El artículo sobre el Kafiristán que aquí interesa está bien nutrido de datos, sobre todo etnográficos. En realidad, se trata de una comarca, con someras alusiones a su localización y sus pasajes, como una tierra caracterizada por sus arcaicos e indómitos habitantes, definidos especialmente por ser tribus no mahometanas enclavadas en la escabrosidad de sus valles fronterizos y refugiadas allí como un islote en medio de un océano musulmán. Kafir significa infiel, justamente nombre otorgado desde la perspectiva de su entorno adornado con los mitos de su raza blanca y de su descendencia más o menos directa desde las gentes del gran Alejandro. En cambio, aunque se interesan los héroes por los mapas, apenas hay alusión a ellos. El Map of Kafiristan de 1881 fue dibujado por el cartógrafo Henry Sharbau y editado por Edward Stanford en relación con la Royal Geographical Society, pero habrá que esperar a 1896 para que un nuevo mapa británico de la zona recomponga algunos datos. A pesar de todo, Kafiristán era un punto negro en el reconocimiento cartográfico de Asia, por lo que estos raros documentos, aunque inciertos, eran muy valiosos.


Así pues, Kafiristán queda en la geografía de las cordilleras de Asia como un enclave casi mítico, un territorio largo tiempo olvidado donde tanta conmoción causaron nuestros héroes.
El Imperio se movía en Asia con necesidad de saber lo que había al otro lado de las montañas o con curiosidad por conocer cómo eran las tierras más allá de sus límites. Era conveniente, por lo tanto, asomarse. Así, las inspecciones británicas de las complicadas fronteras imperiales de la India y de los mal conocidos territorios de los países inmediatos tuvieron modalidades variadas, desde las emprendidas por puros exploradores y las ordenadas y ejecutadas por militares hasta las realizadas por espías. El escenario de las cordilleras de Asia no podía ser más grandioso y hasta feroz.

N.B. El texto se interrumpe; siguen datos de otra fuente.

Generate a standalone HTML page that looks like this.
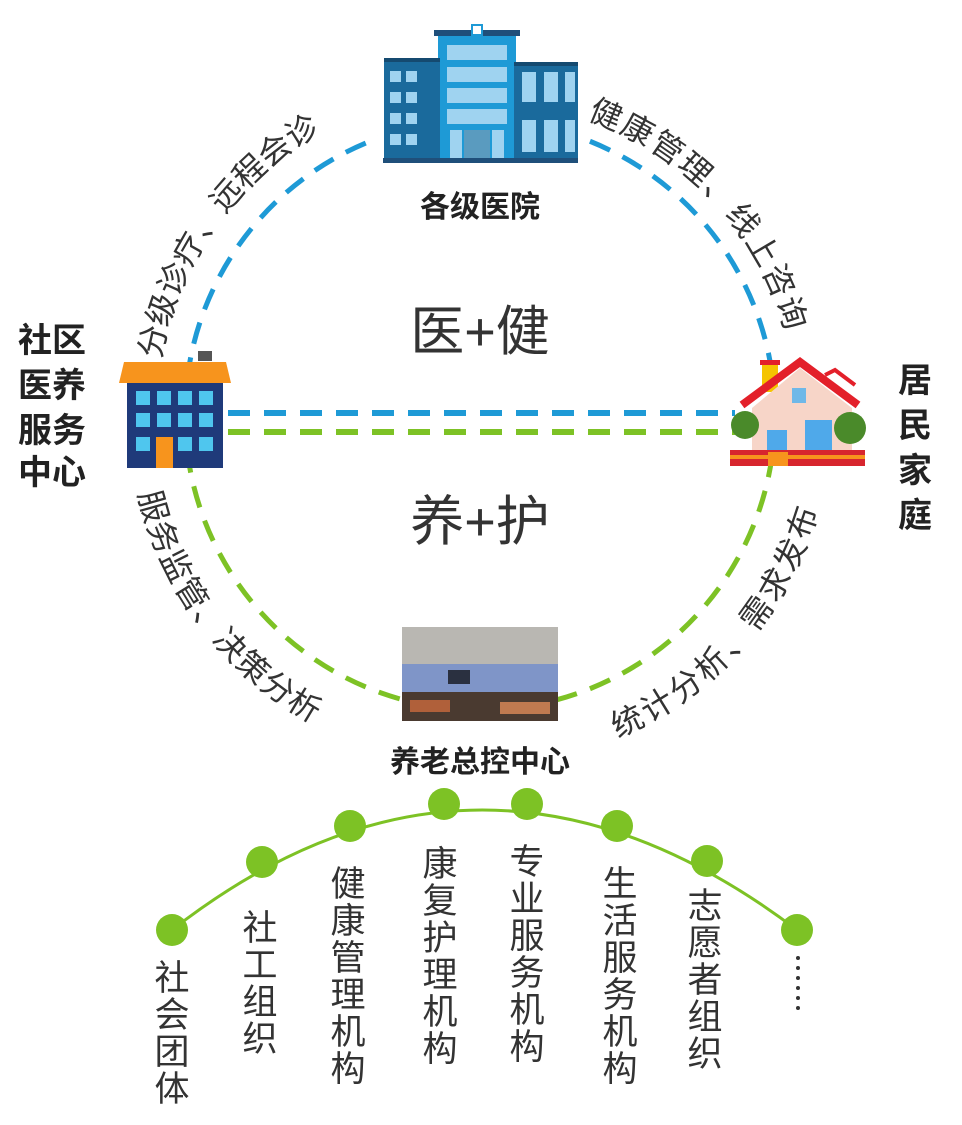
<!DOCTYPE html>
<html><head><meta charset="utf-8"><style>
html,body{margin:0;padding:0;background:#fff}
svg{display:block}
text{font-family:"Liberation Sans","Noto Sans CJK SC",sans-serif}
</style></head><body>
<svg width="962" height="1125" viewBox="0 0 962 1125" xmlns="http://www.w3.org/2000/svg">
<defs>
<path id="tl" d="M150,357 A335,335 0 0 1 365,100"/>
<path id="tr" d="M591,109 A325,325 0 0 1 805,370"/>
<path id="bl" d="M149,491 A340,340 0 0 0 392,743"/>
<path id="br" d="M613,728 A340,340 0 0 0 819,445"/>
</defs>
<path d="M185,415 A295,295 0 0 1 775,415" fill="none" stroke="#1e9ad6" stroke-width="5" stroke-dasharray="22 14"/>
<path d="M185,415 A295,295 0 0 0 775,415" fill="none" stroke="#7dc225" stroke-width="5" stroke-dasharray="22 14"/>
<line x1="228" y1="413" x2="735" y2="413" stroke="#1e9ad6" stroke-width="6" stroke-dasharray="22 14"/>
<line x1="228" y1="432" x2="735" y2="432" stroke="#7dc225" stroke-width="6" stroke-dasharray="22 14"/>

<rect x="378" y="30" width="205" height="135" fill="#fff"/>
<rect x="434" y="30" width="86" height="6" fill="#1f4f7a"/>
<rect x="472" y="25" width="10" height="10" fill="#fff" stroke="#1e9ad6" stroke-width="2"/>
<rect x="438" y="36" width="78" height="124" fill="#1e9ad6"/>
<rect x="384" y="58" width="56" height="102" fill="#1a6a9c"/>
<rect x="514" y="62" width="64" height="98" fill="#1a6a9c"/>
<rect x="384" y="58" width="56" height="4" fill="#154a70"/>
<rect x="514" y="62" width="64" height="4" fill="#154a70"/>
<g fill="#9fd3f0">
<rect x="390" y="71" width="11" height="11"/><rect x="406" y="71" width="11" height="11"/>
<rect x="390" y="92" width="11" height="11"/><rect x="406" y="92" width="11" height="11"/>
<rect x="390" y="113" width="11" height="11"/><rect x="406" y="113" width="11" height="11"/>
<rect x="390" y="134" width="11" height="11"/><rect x="406" y="134" width="11" height="11"/>
<rect x="447" y="45" width="60" height="15"/><rect x="447" y="67" width="60" height="15"/>
<rect x="447" y="88" width="60" height="15"/><rect x="447" y="109" width="60" height="15"/>
<rect x="522" y="72" width="14" height="30"/><rect x="544" y="72" width="14" height="30"/><rect x="565" y="72" width="10" height="30"/>
<rect x="522" y="120" width="14" height="32"/><rect x="544" y="120" width="14" height="32"/><rect x="565" y="120" width="10" height="32"/>
<rect x="450" y="130" width="12" height="28"/><rect x="492" y="130" width="12" height="28"/>
</g>
<rect x="464" y="130" width="26" height="30" fill="#5a9bbf"/>
<rect x="383" y="158" width="195" height="5" fill="#1f4f7a"/>

<rect x="198" y="351" width="14" height="10" fill="#555"/>
<path d="M124,362 L226,362 L231,383 L119,383 Z" fill="#f7941d"/>
<rect x="127" y="383" width="96" height="85" fill="#1f3a7a"/>
<g fill="#4fc6ee">
<rect x="136" y="391" width="14" height="14"/><rect x="157" y="391" width="14" height="14"/><rect x="178" y="391" width="14" height="14"/><rect x="199" y="391" width="14" height="14"/>
<rect x="136" y="413" width="14" height="14"/><rect x="157" y="413" width="14" height="14"/><rect x="178" y="413" width="14" height="14"/><rect x="199" y="413" width="14" height="14"/>
<rect x="136" y="437" width="14" height="14"/><rect x="178" y="437" width="14" height="14"/><rect x="199" y="437" width="14" height="14"/>
</g>
<rect x="156" y="437" width="17" height="31" fill="#f7941d"/>

<rect x="762" y="362" width="16" height="30" fill="#f5c400"/>
<rect x="760" y="360" width="20" height="5" fill="#e3202a"/>
<path d="M752,408 L752,462 L852,462 L852,408 L800,368 Z" fill="#f7d5c8"/>
<path d="M742,405 L800,362 L858,405" fill="none" stroke="#e3202a" stroke-width="8"/>
<path d="M825,375 L835,370 L855,385" fill="none" stroke="#e3202a" stroke-width="4"/>
<rect x="792" y="388" width="14" height="15" fill="#6fb8e8"/>
<rect x="805" y="420" width="27" height="30" fill="#4fa9ea"/>
<rect x="767" y="430" width="20" height="26" fill="#4fa9ea"/>
<circle cx="745" cy="425" r="14" fill="#4a8a2a"/>
<circle cx="850" cy="428" r="16" fill="#4a8a2a"/>
<rect x="730" y="450" width="135" height="16" fill="#d7262e"/>
<rect x="730" y="455" width="135" height="4" fill="#f7941d"/>
<rect x="768" y="452" width="20" height="14" fill="#f7941d"/>

<rect x="402" y="627" width="156" height="94" fill="#9a9a9a"/>
<rect x="402" y="627" width="156" height="40" fill="#b9b7b2"/>
<rect x="402" y="664" width="156" height="28" fill="#7f95c8"/>
<rect x="448" y="670" width="22" height="14" fill="#2a3040"/>
<rect x="402" y="692" width="156" height="29" fill="#4a3a30"/>
<rect x="410" y="700" width="40" height="12" fill="#b0603a"/>
<rect x="500" y="702" width="50" height="12" fill="#c07a50"/>

<g font-size="32" fill="#333" dominant-baseline="central">
<text letter-spacing="1"><textPath href="#tl">分级诊疗、远程会诊</textPath></text>
<text letter-spacing="3"><textPath href="#tr">健康管理、线上咨询</textPath></text>
<text letter-spacing="0"><textPath href="#bl">服务监管、决策分析</textPath></text>
<text letter-spacing="2"><textPath href="#br">统计分析、需求发布</textPath></text>
</g>

<g font-weight="bold" fill="#222" font-size="30" text-anchor="middle">
<text x="480" y="217">各级医院</text>
<text x="480" y="772">养老总控中心</text>
</g>
<g font-weight="bold" fill="#222" font-size="34">
<text x="18" y="352">社区</text>
<text x="18" y="397">医养</text>
<text x="18" y="442">服务</text>
<text x="18" y="484">中心</text>
</g>
<g font-weight="bold" fill="#222" font-size="34" text-anchor="middle">
<text x="915" y="392">居</text>
<text x="915" y="437">民</text>
<text x="915" y="482">家</text>
<text x="915" y="527">庭</text>
</g>
<g fill="#333" font-size="54" text-anchor="middle">
<text x="480" y="350">医+健</text>
<text x="480" y="540">养+护</text>
</g>

<path d="M172,930 Q480,690 797,930" fill="none" stroke="#7dc225" stroke-width="3"/>
<g fill="#7dc225">
<circle cx="172" cy="930" r="16"/><circle cx="262" cy="862" r="16"/><circle cx="350" cy="826" r="16"/><circle cx="444" cy="804" r="16"/>
<circle cx="527" cy="804" r="16"/><circle cx="617" cy="826" r="16"/><circle cx="707" cy="861" r="16"/><circle cx="797" cy="930" r="16"/>
</g>
<g font-size="35" fill="#333" text-anchor="middle">
<text x="172" y="990">社</text><text x="172" y="1027">会</text><text x="172" y="1064">团</text><text x="172" y="1101">体</text>
<text x="260" y="940">社</text><text x="260" y="977">工</text><text x="260" y="1014">组</text><text x="260" y="1051">织</text>
<text x="348" y="896">健</text><text x="348" y="933">康</text><text x="348" y="970">管</text><text x="348" y="1007">理</text><text x="348" y="1044">机</text><text x="348" y="1081">构</text>
<text x="440" y="876">康</text><text x="440" y="913">复</text><text x="440" y="950">护</text><text x="440" y="987">理</text><text x="440" y="1024">机</text><text x="440" y="1061">构</text>
<text x="527" y="874">专</text><text x="527" y="911">业</text><text x="527" y="948">服</text><text x="527" y="985">务</text><text x="527" y="1022">机</text><text x="527" y="1059">构</text>
<text x="620" y="896">生</text><text x="620" y="933">活</text><text x="620" y="970">服</text><text x="620" y="1007">务</text><text x="620" y="1044">机</text><text x="620" y="1081">构</text>
<text x="705" y="918">志</text><text x="705" y="955">愿</text><text x="705" y="992">者</text><text x="705" y="1029">组</text><text x="705" y="1066">织</text>
</g>
<g fill="#333">
<circle cx="798" cy="958" r="2"/><circle cx="798" cy="968" r="2"/><circle cx="798" cy="978" r="2"/><circle cx="798" cy="988" r="2"/><circle cx="798" cy="998" r="2"/><circle cx="798" cy="1008" r="2"/>
</g>
</svg>
</body></html>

Es un viaje, en suma, imaginario, pero anclado en un contexto real: claramente histórico, más imprecisamente geográfico en sus detalles, pero no en su ubicación y literario como expresión artística de las lejanías imperiales. Además de basarse el relato en el acceso a la región perdida y la estancia en ella, todo él está salpicado de referencias a lugares. Da la impresión que Kipling utilizó estas indicaciones como algo consabido en lo que pensaba que sería su público lector. Al prestar atención a esos nombres no solo manifestamos un respeto al autor, sino que nos empapamos de la red de sitios que constituyen las vidas de sus héroes y con ello, los entendemos mejor.


En el Kafiristán estamos metidos sobre todo en el terreno estricto del Gran Juego. Para tomar el camino de Jagdallak y luego girar al norte y nordeste es preciso partir de Peshawar, capital del actual sector noroeste de Pakistán, de viejísima tradición, que deja a su alcance el famoso Paso del Khyber, la entrada tradicional al Afganistán con extrema carga de tensión fronteriza a lo largo de los tiempos. El Paso de Khyber o Jáiber sigue ahí, en el difícil contacto de las áreas tribales de Pakistán con su occidente, igualmente o más tribales, guardando una larga historia en las comunicaciones e incomunicaciones de esta parte del mundo y Jagdallak, el punto donde salirse del camino principal, se encuentra bastante más lejos, ya en la ruta a Kabul. Precisamente en esos terrenos es donde se adentran disfrazados, como lo hiciera Harlan, los valientes y errantes Carnehan y Dravot que van hacia su destino definitivo. Dejan la caravana antes de Jagdallak y toman aspecto de paganos (ni musulmanes ni ingleses), suben por sendas estrechas y atraviesan vertiginosos puentes de cuerdas, penetran en montañas altas y negras, frías de muerte, un país cruel y terrible, pasan por valles profundos, ven pueblos esparcidos, hielo y nieve, en parca descripción que recuerda las crónicas de los exploradores españoles de las Indias, igualmente sencillos, pícaros, errantes, soñadores, osados y escuetos. Se reúnen con gentes arcaicas del piel blanca que llevan arcos y flechas, que adoran unos ídolos situados sobre una colina y participan en sus ritos primitivos. Allí se produce su transformación en dioses y reyes, no sin muertes ni violencia, ocupando la comarca al estilo militar y formando en ella un reino unificado que remite a Alejandro, a la masonería y en definitiva, al Imperio. Logran a su modo algo que considerar una nación, a la inglesa según su criterio, lo que puede parecer una parodia o un virreinato que piensan someter a la Corona británica y con él contrarrestar a Rusia. Por los mismos años, justamente, se estaba logrando la unificación política de todo Afganistán, que poco después incluiría forzadamente el Kafiristán.


La historia está contada magistralmente como una oda del viejo soldado. Una lectura que más allá de la anécdota, trata de la aventura, de la geografía, de la historia, de la etnología, en la que el lector reflexivo encontrará el sentido o sinsentido del mismo Imperio, de sus luchas y propósitos, representado en estos locos perdidos por Asia.

Bibliografía:

  • KIPLING, RUDYARD. El hombre que llegó a ser el rey. Fórcola Ediciones, 2020.